- _WRITTEN EXERCISE_
The material below contains a line with "The picture is" and a line with "285, 300, 381]". Copy exactly those two lines and all lines between them.
......
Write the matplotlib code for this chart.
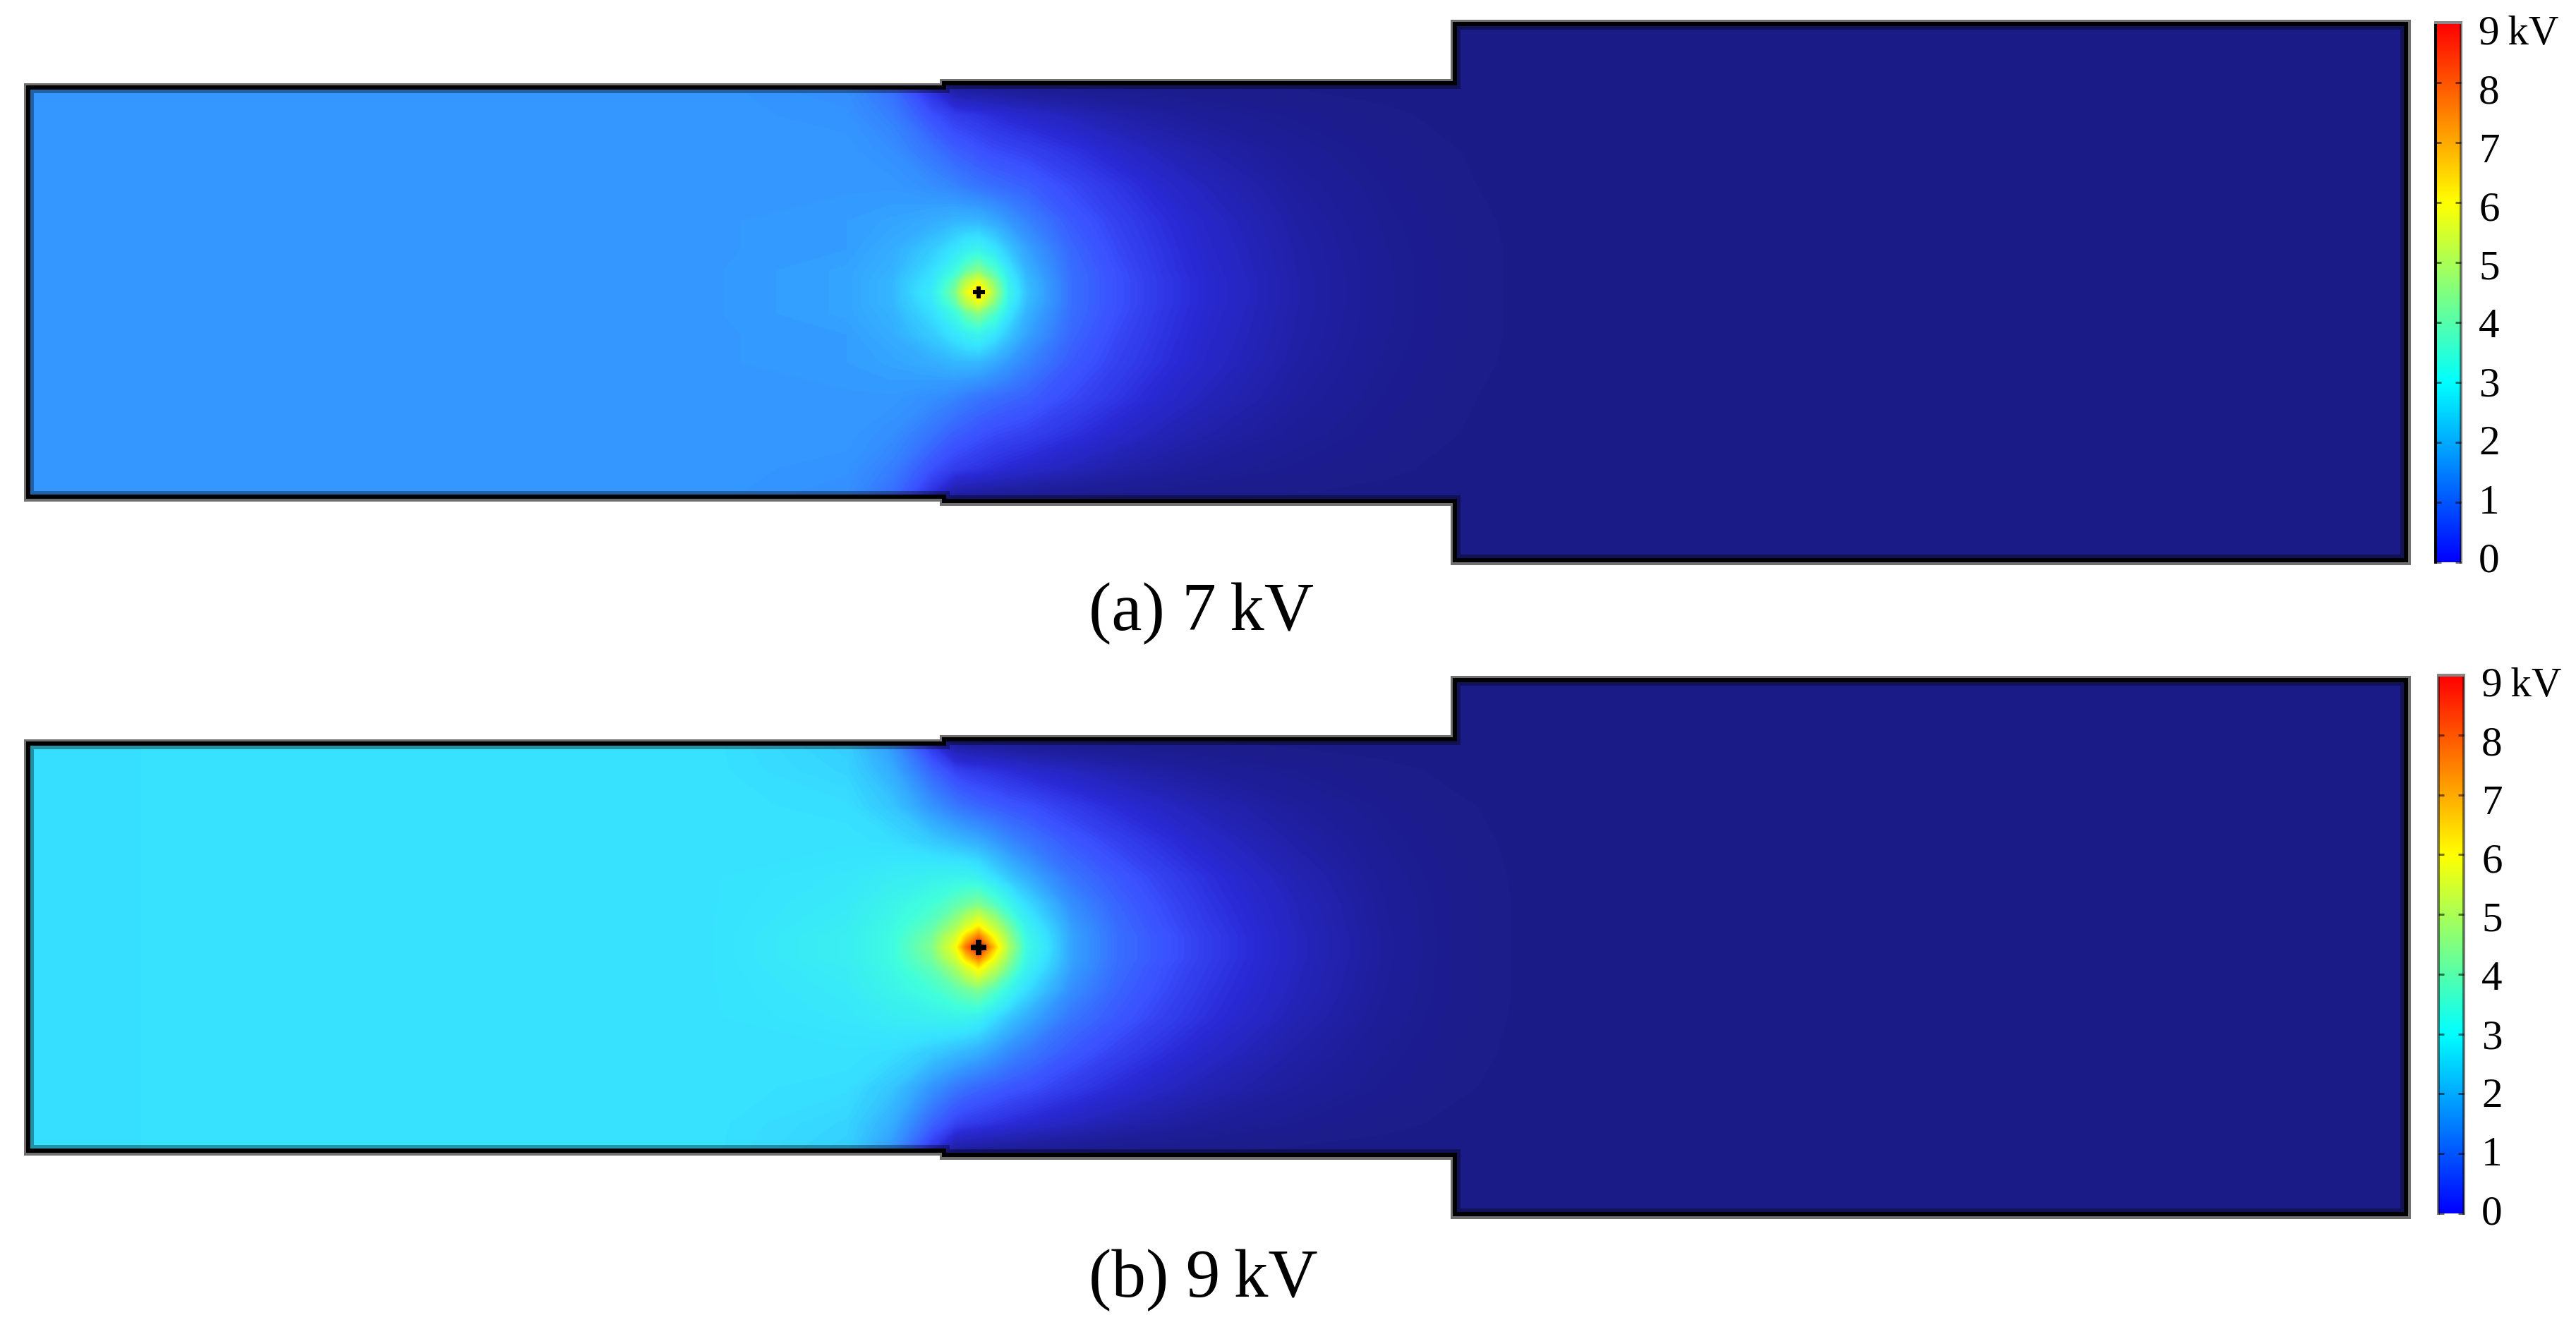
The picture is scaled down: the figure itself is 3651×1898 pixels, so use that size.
import numpy as np
import matplotlib
matplotlib.use('Agg')
import matplotlib.pyplot as plt
from matplotlib.cm import ScalarMappable
from matplotlib.colors import LinearSegmentedColormap, Normalize
from matplotlib.patches import Polygon

plt.rcParams['font.family'] = ['Liberation Serif', 'DejaVu Serif']

FIG_W = 3651
FIG_H = 1899
PX = 72.0 / 100  # one pixel in points at dpi 100

# potential in kV, one half of the channel only (it is symmetric)
x_nodes = [0, 960, 1160, 1224, 1281, 1313, 1329, 1347, 1370, 1390, 1415, 1479, 1543, 1606, 1670, 1798, 1925, 2021, 2150, 3370]
y_nodes = [0, 15, 30, 60, 100, 150, 200, 250, 285, 300, 381]

field_7kv = [
    [1.9, 1.9, 2.0, 2.2, 2.8, 4.0, 5.5, 7.0, 4.5, 3.0, 2.3, 1.5, 1.2, .95, .75, .42, .2, .08, 0, 0],
    [1.9, 1.9, 2.0, 2.2, 2.7, 3.7, 4.8, 5.6, 4.1, 2.9, 2.25, 1.5, 1.2, .95, .75, .42, .2, .08, 0, 0],
    [1.9, 1.9, 2.0, 2.15, 2.6, 3.2, 3.8, 4.2, 3.5, 2.7, 2.15, 1.48, 1.18, .93, .73, .41, .2, .08, 0, 0],
    [1.9, 1.9, 1.95, 2.1, 2.4, 2.7, 2.9, 3.0, 2.7, 2.35, 2.0, 1.42, 1.12, .9, .7, .4, .19, .08, 0, 0],
    [1.9, 1.9, 1.95, 2.0, 2.1, 2.2, 2.2, 2.2, 2.05, 1.9, 1.7, 1.3, 1.05, .85, .66, .37, .17, .07, 0, 0],
    [1.9, 1.9, 1.9, 1.9, 1.8, 1.7, 1.62, 1.55, 1.48, 1.42, 1.36, 1.12, .92, .72, .56, .31, .14, .05, 0, 0],
    [1.9, 1.9, 1.9, 1.8, 1.55, 1.35, 1.3, 1.22, 1.14, 1.1, 1.05, .88, .7, .54, .42, .23, .1, .04, 0, 0],
    [1.9, 1.9, 1.85, 1.65, 1.2, 1.0, .95, .9, .82, .76, .7, .55, .42, .32, .24, .13, .05, .02, 0, 0],
    [1.9, 1.9, 1.8, 1.5, .85, .4, .36, .33, .3, .27, .24, .19, .15, .11, .08, .04, .02, .01, 0, 0],
    [1.9, 1.9, 1.8, 1.5, .6, .1, .08, .07, .06, .05, .04, .03, .02, .02, .01, 0, 0, 0, 0, 0],
    [0] * 20,
]

field_9kv = [
    [2.62, 2.65, 2.9, 3.2, 4.1, 5.7, 7.6, 9.0, 6.6, 4.6, 3.2, 2.0, 1.5, 1.25, 1.0, .6, .28, .1, 0, 0],
    [2.62, 2.65, 2.9, 3.2, 3.95, 5.2, 6.5, 7.6, 5.8, 4.3, 3.1, 2.0, 1.5, 1.25, 1.0, .6, .28, .1, 0, 0],
    [2.62, 2.65, 2.85, 3.15, 3.7, 4.5, 5.3, 6.1, 4.9, 3.9, 2.95, 1.95, 1.47, 1.2, .97, .58, .27, .1, 0, 0],
    [2.62, 2.65, 2.8, 3.05, 3.35, 3.7, 3.9, 4.1, 3.6, 3.1, 2.6, 1.8, 1.4, 1.15, .92, .56, .26, .1, 0, 0],
    [2.62, 2.65, 2.75, 2.85, 2.95, 3.0, 3.0, 2.9, 2.6, 2.35, 2.1, 1.55, 1.28, 1.05, .85, .5, .23, .09, 0, 0],
    [2.62, 2.65, 2.65, 2.6, 2.4, 2.25, 2.18, 2.1, 1.92, 1.75, 1.6, 1.28, 1.05, .86, .68, .39, .18, .07, 0, 0],
    [2.62, 2.65, 2.6, 2.35, 1.85, 1.6, 1.5, 1.42, 1.34, 1.26, 1.2, .98, .8, .64, .5, .29, .13, .05, 0, 0],
    [2.62, 2.65, 2.5, 2.1, 1.4, 1.08, 1.0, .95, .88, .82, .75, .6, .47, .36, .27, .15, .06, .02, 0, 0],
    [2.62, 2.65, 2.45, 1.9, .95, .42, .38, .35, .32, .29, .26, .2, .15, .11, .07, .03, .01, 0, 0, 0],
    [2.62, 2.65, 2.45, 1.9, .7, .1, .09, .08, .07, .06, .05, .04, .03, .02, .01, 0, 0, 0, 0, 0],
    [0] * 20,
]

source_x = 1347
channel_x = [0, 1298, 2022, 3370]
channel_half = [290, 296, 380]

cbar_ticks = [0, 1, 2, 3, 4, 5, 6, 7, 8, 9]
cbar_labels = ['0', '1', '2', '3', '4', '5', '6', '7', '8', '9\u2009kV']
captions = ['(a) 7\u2009kV', '(b) 9\u2009kV']

# the surface is drawn darker than the legend strip, so it gets its own colours
field_stops = [(0, '#1b1b87'), (.3, '#1e1e9c'), (.8, '#2a2ad8'), (1.2, '#3a50ff'), (1.9, '#3399ff'),
               (2.65, '#36e3ff'), (3.3, '#40ffdc'), (4.5, '#a0ff66'), (6, '#ffff00'), (7, '#ffaa00'),
               (8, '#ff5500'), (9, '#ee1100')]
field_cmap = LinearSegmentedColormap.from_list('field', [(v / 9.0, c) for v, c in field_stops], N=512)
strip_cmap = LinearSegmentedColormap.from_list('strip', ['#0000ff', '#00ffff', '#ffff00', '#ff0000'], N=512)
norm = Normalize(0, 9)


def pxAxes(fig, left, top, right, bottom):
    return fig.add_axes([left / FIG_W, 1 - bottom / FIG_H, (right - left) / FIG_W, (bottom - top) / FIG_H])


def outline():
    x0, x1, x2, x3 = channel_x
    h0, h1, h2 = channel_half
    return [(x0, -h0), (x1, -h0), (x1, -h1), (x2, -h1), (x2, -h2), (x3, -h2),
            (x3, h2), (x2, h2), (x2, h1), (x1, h1), (x1, h0), (x0, h0)]


def drawField(fig, field, top, bottom, marker_size):
    ax = pxAxes(fig, 40, top, 3410, bottom)
    half = np.array(field, dtype=float)
    ynode = np.array(y_nodes, dtype=float)
    yy = np.r_[-ynode[:0:-1], ynode]
    zz = np.vstack([half[:0:-1], half])

    ax.add_patch(Polygon(outline(), closed=True, fc='none', ec='#707070', lw=13 * PX, joinstyle='miter', clip_on=False))
    clip = Polygon(outline(), closed=True, fc='none', ec='none', transform=ax.transData)
    ax.add_patch(clip)
    cs = ax.contourf(x_nodes, yy, zz, levels=np.linspace(0, 9, 241), cmap=field_cmap, norm=norm, antialiased=False)
    cs.set_clip_path(clip)

    shade = Polygon(outline(), closed=True, fc='none', ec=(0, 0, 0, .35), lw=16 * PX, joinstyle='miter')
    ax.add_patch(shade)
    shade.set_clip_path(clip)
    ax.add_patch(Polygon(outline(), closed=True, fc='none', ec='black', lw=6 * PX, joinstyle='miter', clip_on=False))

    ax.plot([source_x], [0], marker='P', color='black', ms=marker_size * PX, mew=0)
    ax.set_xlim(channel_x[0], channel_x[-1])
    ax.set_ylim(channel_half[-1], -channel_half[-1])
    ax.axis('off')


def drawStrip(fig, left, right, top, bottom, label_top, label_bottom, label_left, left_edge):
    cax = pxAxes(fig, left, top, right, bottom)
    cb = fig.colorbar(ScalarMappable(norm=norm, cmap=strip_cmap), cax=cax)
    cb.outline.set_visible(False)
    cb.set_ticks(cbar_ticks)
    cax.tick_params(axis='y', which='both', direction='in', left=True, right=True, labelleft=False,
                    labelright=False, length=8 * PX, width=3 * PX, color=(0, 0, 0, .55))
    cax.minorticks_off()
    for name, color, width in [('left', left_edge, 4), ('right', (0, 0, 0, .5), 4), ('top', '#888888', 4)]:
        cax.spines[name].set_visible(True)
        cax.spines[name].set_color(color)
        cax.spines[name].set_linewidth(width * PX)

    # labels sit a little off their ticks in the picture, so they get a scale of their own
    lax = pxAxes(fig, label_left, label_top, label_left + 10, label_bottom)
    lax.set_ylim(0, 9)
    lax.set_yticks(cbar_ticks)
    lax.set_yticklabels(cbar_labels, fontsize=42.6)
    lax.yaxis.tick_right()
    lax.tick_params(axis='y', length=0, pad=0)
    lax.set_xticks([])
    for spine in lax.spines.values():
        spine.set_visible(False)
    lax.patch.set_visible(False)
    return cb


if __name__ == "__main__":
    fig = plt.figure(figsize=(FIG_W / 100.0, FIG_H / 100.0), dpi=100, facecolor='white')

    drawField(fig, field_7kv, 35, 795, 17)
    drawField(fig, field_9kv, 965, 1722, 23)

    drawStrip(fig, 3452, 3488, 33, 798, 43, 790, 3503, 'black')
    drawStrip(fig, 3456, 3492, 958, 1721, 967, 1715, 3507, (0, 0, 0, .5))

    fig.text(1543 / FIG_W, 1 - 893 / FIG_H, captions[0], fontsize=70, ha='left', va='baseline')
    fig.text(1543 / FIG_W, 1 - 1838 / FIG_H, captions[1], fontsize=70, ha='left', va='baseline')

    plt.savefig('out.png', dpi=100)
......
- _TASK ANSWER_
The picture is scaled down: the figure itself is 3651×1898 pixels, so use that size.
import numpy as np
import matplotlib
matplotlib.use('Agg')
import matplotlib.pyplot as plt
from matplotlib.cm import ScalarMappable
from matplotlib.colors import LinearSegmentedColormap, Normalize
from matplotlib.patches import Polygon

plt.rcParams['font.family'] = ['Liberation Serif', 'DejaVu Serif']

FIG_W = 3651
FIG_H = 1899
PX = 72.0 / 100  # one pixel in points at dpi 100

# potential in kV, one half of the channel only (it is symmetric)
x_nodes = [0, 960, 1160, 1224, 1281, 1313, 1329, 1347, 1370, 1390, 1415, 1479, 1543, 1606, 1670, 1798, 1925, 2021, 2150, 3370]
y_nodes = [0, 15, 30, 60, 100, 150, 200, 250, 285, 300, 381]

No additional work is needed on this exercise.